# STATED PROBLEM:
Only the pictures are omitted; repeat all other data exactly.

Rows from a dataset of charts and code

—————

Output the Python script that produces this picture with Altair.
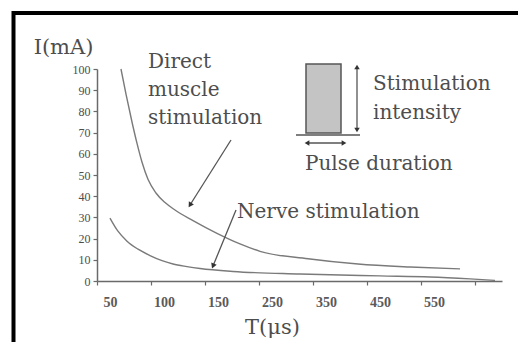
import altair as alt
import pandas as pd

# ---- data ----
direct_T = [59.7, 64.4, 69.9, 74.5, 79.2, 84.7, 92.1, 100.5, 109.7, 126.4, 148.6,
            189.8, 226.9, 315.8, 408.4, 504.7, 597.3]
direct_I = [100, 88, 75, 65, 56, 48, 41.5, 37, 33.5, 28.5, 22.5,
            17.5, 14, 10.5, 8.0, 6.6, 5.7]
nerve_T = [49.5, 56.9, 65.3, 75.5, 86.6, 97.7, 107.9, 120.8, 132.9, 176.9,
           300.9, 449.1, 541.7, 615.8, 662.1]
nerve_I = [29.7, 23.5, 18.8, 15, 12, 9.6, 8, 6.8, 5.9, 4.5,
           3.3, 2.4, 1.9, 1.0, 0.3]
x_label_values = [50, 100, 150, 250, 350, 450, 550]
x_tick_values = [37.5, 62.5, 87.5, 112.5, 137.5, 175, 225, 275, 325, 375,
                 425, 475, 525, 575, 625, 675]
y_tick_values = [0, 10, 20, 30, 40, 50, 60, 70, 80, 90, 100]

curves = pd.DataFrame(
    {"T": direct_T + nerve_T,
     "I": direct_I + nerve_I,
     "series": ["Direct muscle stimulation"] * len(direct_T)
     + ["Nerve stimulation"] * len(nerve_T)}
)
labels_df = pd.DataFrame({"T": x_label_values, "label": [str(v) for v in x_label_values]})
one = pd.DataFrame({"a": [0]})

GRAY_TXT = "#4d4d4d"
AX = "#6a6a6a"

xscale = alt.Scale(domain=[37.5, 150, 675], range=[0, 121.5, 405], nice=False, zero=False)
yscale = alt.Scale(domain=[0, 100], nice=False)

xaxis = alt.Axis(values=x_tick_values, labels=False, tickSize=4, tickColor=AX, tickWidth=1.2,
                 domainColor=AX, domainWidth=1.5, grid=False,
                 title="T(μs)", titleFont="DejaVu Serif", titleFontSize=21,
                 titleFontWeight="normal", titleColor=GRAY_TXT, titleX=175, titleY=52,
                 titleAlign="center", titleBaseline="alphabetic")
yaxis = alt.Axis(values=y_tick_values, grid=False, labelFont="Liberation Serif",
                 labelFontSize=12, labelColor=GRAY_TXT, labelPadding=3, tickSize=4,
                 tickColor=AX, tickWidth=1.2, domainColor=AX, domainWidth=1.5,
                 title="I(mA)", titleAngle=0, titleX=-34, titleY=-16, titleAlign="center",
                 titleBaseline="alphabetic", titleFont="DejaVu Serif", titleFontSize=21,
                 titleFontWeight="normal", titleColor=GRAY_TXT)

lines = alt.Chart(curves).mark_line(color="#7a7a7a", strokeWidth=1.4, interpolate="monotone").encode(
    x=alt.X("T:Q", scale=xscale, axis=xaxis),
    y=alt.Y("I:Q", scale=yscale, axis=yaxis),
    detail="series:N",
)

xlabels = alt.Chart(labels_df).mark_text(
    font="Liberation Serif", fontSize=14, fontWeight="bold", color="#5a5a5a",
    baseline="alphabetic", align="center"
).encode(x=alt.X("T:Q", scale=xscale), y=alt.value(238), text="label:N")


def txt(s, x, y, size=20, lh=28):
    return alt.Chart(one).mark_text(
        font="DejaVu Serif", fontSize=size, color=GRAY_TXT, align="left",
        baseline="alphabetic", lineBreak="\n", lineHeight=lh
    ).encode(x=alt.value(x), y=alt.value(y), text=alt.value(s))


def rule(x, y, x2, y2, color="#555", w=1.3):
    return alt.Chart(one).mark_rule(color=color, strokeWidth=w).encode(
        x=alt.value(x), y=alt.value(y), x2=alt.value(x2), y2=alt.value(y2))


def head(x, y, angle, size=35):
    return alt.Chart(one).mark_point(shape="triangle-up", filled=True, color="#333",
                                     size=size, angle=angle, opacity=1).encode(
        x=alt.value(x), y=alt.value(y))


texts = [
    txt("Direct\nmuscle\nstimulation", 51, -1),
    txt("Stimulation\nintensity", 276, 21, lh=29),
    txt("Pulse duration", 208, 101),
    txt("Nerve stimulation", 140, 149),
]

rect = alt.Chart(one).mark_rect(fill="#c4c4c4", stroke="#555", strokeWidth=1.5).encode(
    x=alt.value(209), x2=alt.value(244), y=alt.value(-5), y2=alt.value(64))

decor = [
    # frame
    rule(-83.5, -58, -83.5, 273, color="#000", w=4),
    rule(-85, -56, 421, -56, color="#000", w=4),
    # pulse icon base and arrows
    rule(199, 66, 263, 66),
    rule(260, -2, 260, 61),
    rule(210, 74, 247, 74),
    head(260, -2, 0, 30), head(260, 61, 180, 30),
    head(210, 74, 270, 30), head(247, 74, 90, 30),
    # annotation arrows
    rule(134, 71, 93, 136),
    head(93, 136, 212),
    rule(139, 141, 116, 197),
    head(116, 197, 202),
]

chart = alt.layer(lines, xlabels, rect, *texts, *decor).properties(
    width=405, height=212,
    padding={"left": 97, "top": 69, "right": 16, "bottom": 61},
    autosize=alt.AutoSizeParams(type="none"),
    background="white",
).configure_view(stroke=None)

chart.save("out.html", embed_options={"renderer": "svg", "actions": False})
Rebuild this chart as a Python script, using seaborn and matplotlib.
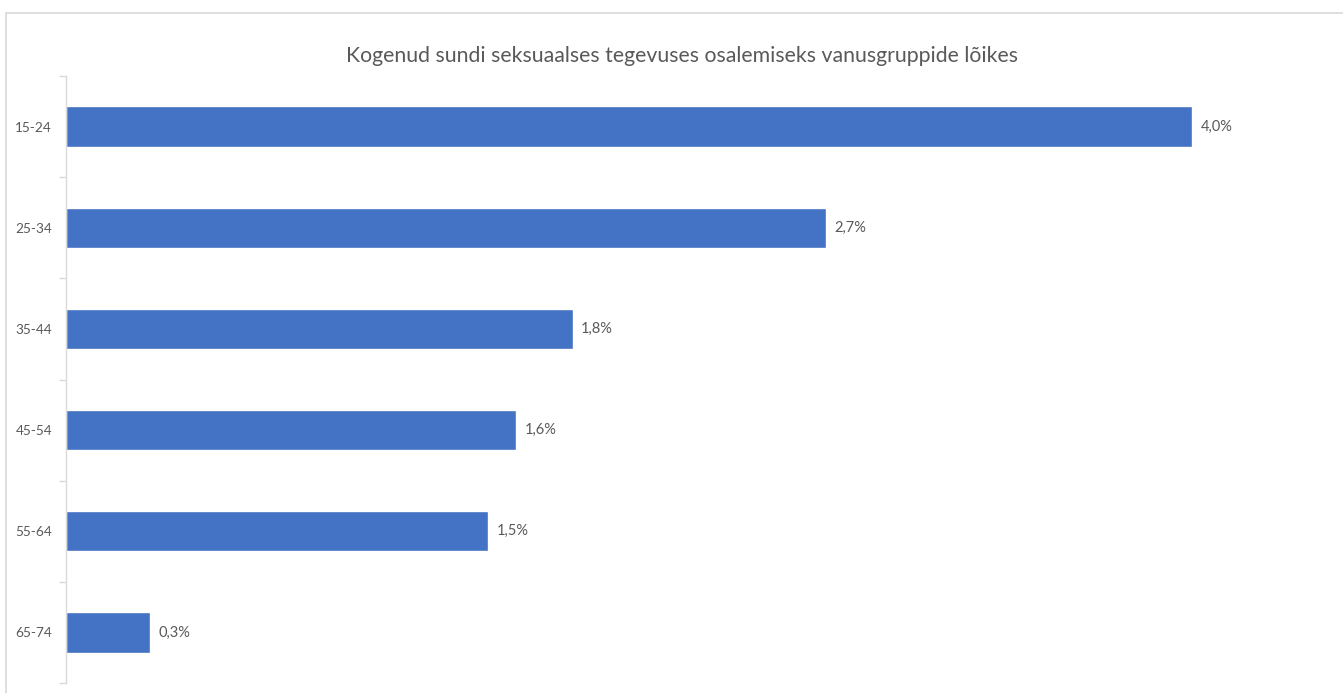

—————

# REPLY TO THE EXERCISE:
Output the Python script that produces this picture with Altair.
import altair as alt
import pandas as pd

# ---- data ----
direct_T = [59.7, 64.4, 69.9, 74.5, 79.2, 84.7, 92.1, 100.5, 109.7, 126.4, 148.6,
            189.8, 226.9, 315.8, 408.4, 504.7, 597.3]
direct_I = [100, 88, 75, 65, 56, 48, 41.5, 37, 33.5, 28.5, 22.5,
            17.5, 14, 10.5, 8.0, 6.6, 5.7]
nerve_T = [49.5, 56.9, 65.3, 75.5, 86.6, 97.7, 107.9, 120.8, 132.9, 176.9,
           300.9, 449.1, 541.7, 615.8, 662.1]
nerve_I = [29.7, 23.5, 18.8, 15, 12, 9.6, 8, 6.8, 5.9, 4.5,
           3.3, 2.4, 1.9, 1.0, 0.3]
x_label_values = [50, 100, 150, 250, 350, 450, 550]
x_tick_values = [37.5, 62.5, 87.5, 112.5, 137.5, 175, 225, 275, 325, 375,
                 425, 475, 525, 575, 625, 675]
y_tick_values = [0, 10, 20, 30, 40, 50, 60, 70, 80, 90, 100]

curves = pd.DataFrame(
    {"T": direct_T + nerve_T,
     "I": direct_I + nerve_I,
     "series": ["Direct muscle stimulation"] * len(direct_T)
     + ["Nerve stimulation"] * len(nerve_T)}
)
labels_df = pd.DataFrame({"T": x_label_values, "label": [str(v) for v in x_label_values]})
one = pd.DataFrame({"a": [0]})

GRAY_TXT = "#4d4d4d"
AX = "#6a6a6a"

xscale = alt.Scale(domain=[37.5, 150, 675], range=[0, 121.5, 405], nice=False, zero=False)
yscale = alt.Scale(domain=[0, 100], nice=False)

xaxis = alt.Axis(values=x_tick_values, labels=False, tickSize=4, tickColor=AX, tickWidth=1.2,
                 domainColor=AX, domainWidth=1.5, grid=False,
                 title="T(μs)", titleFont="DejaVu Serif", titleFontSize=21,
                 titleFontWeight="normal", titleColor=GRAY_TXT, titleX=175, titleY=52,
                 titleAlign="center", titleBaseline="alphabetic")
yaxis = alt.Axis(values=y_tick_values, grid=False, labelFont="Liberation Serif",
                 labelFontSize=12, labelColor=GRAY_TXT, labelPadding=3, tickSize=4,
                 tickColor=AX, tickWidth=1.2, domainColor=AX, domainWidth=1.5,
                 title="I(mA)", titleAngle=0, titleX=-34, titleY=-16, titleAlign="center",
                 titleBaseline="alphabetic", titleFont="DejaVu Serif", titleFontSize=21,
                 titleFontWeight="normal", titleColor=GRAY_TXT)

lines = alt.Chart(curves).mark_line(color="#7a7a7a", strokeWidth=1.4, interpolate="monotone").encode(
    x=alt.X("T:Q", scale=xscale, axis=xaxis),
    y=alt.Y("I:Q", scale=yscale, axis=yaxis),
    detail="series:N",
)

xlabels = alt.Chart(labels_df).mark_text(
    font="Liberation Serif", fontSize=14, fontWeight="bold", color="#5a5a5a",
    baseline="alphabetic", align="center"
).encode(x=alt.X("T:Q", scale=xscale), y=alt.value(238), text="label:N")


def txt(s, x, y, size=20, lh=28):
    return alt.Chart(one).mark_text(
        font="DejaVu Serif", fontSize=size, color=GRAY_TXT, align="left",
        baseline="alphabetic", lineBreak="\n", lineHeight=lh
    ).encode(x=alt.value(x), y=alt.value(y), text=alt.value(s))


def rule(x, y, x2, y2, color="#555", w=1.3):
    return alt.Chart(one).mark_rule(color=color, strokeWidth=w).encode(
        x=alt.value(x), y=alt.value(y), x2=alt.value(x2), y2=alt.value(y2))


def head(x, y, angle, size=35):
    return alt.Chart(one).mark_point(shape="triangle-up", filled=True, color="#333",
                                     size=size, angle=angle, opacity=1).encode(
        x=alt.value(x), y=alt.value(y))


texts = [
    txt("Direct\nmuscle\nstimulation", 51, -1),
    txt("Stimulation\nintensity", 276, 21, lh=29),
    txt("Pulse duration", 208, 101),
    txt("Nerve stimulation", 140, 149),
]

rect = alt.Chart(one).mark_rect(fill="#c4c4c4", stroke="#555", strokeWidth=1.5).encode(
    x=alt.value(209), x2=alt.value(244), y=alt.value(-5), y2=alt.value(64))

decor = [
    # frame
    rule(-83.5, -58, -83.5, 273, color="#000", w=4),
    rule(-85, -56, 421, -56, color="#000", w=4),
    # pulse icon base and arrows
    rule(199, 66, 263, 66),
    rule(260, -2, 260, 61),
    rule(210, 74, 247, 74),
    head(260, -2, 0, 30), head(260, 61, 180, 30),
    head(210, 74, 270, 30), head(247, 74, 90, 30),
    # annotation arrows
    rule(134, 71, 93, 136),
    head(93, 136, 212),
    rule(139, 141, 116, 197),
    head(116, 197, 202),
]

chart = alt.layer(lines, xlabels, rect, *texts, *decor).properties(
    width=405, height=212,
    padding={"left": 97, "top": 69, "right": 16, "bottom": 61},
    autosize=alt.AutoSizeParams(type="none"),
    background="white",
).configure_view(stroke=None)

chart.save("out.html", embed_options={"renderer": "svg", "actions": False})
Rebuild this chart as a Python script, using seaborn and matplotlib.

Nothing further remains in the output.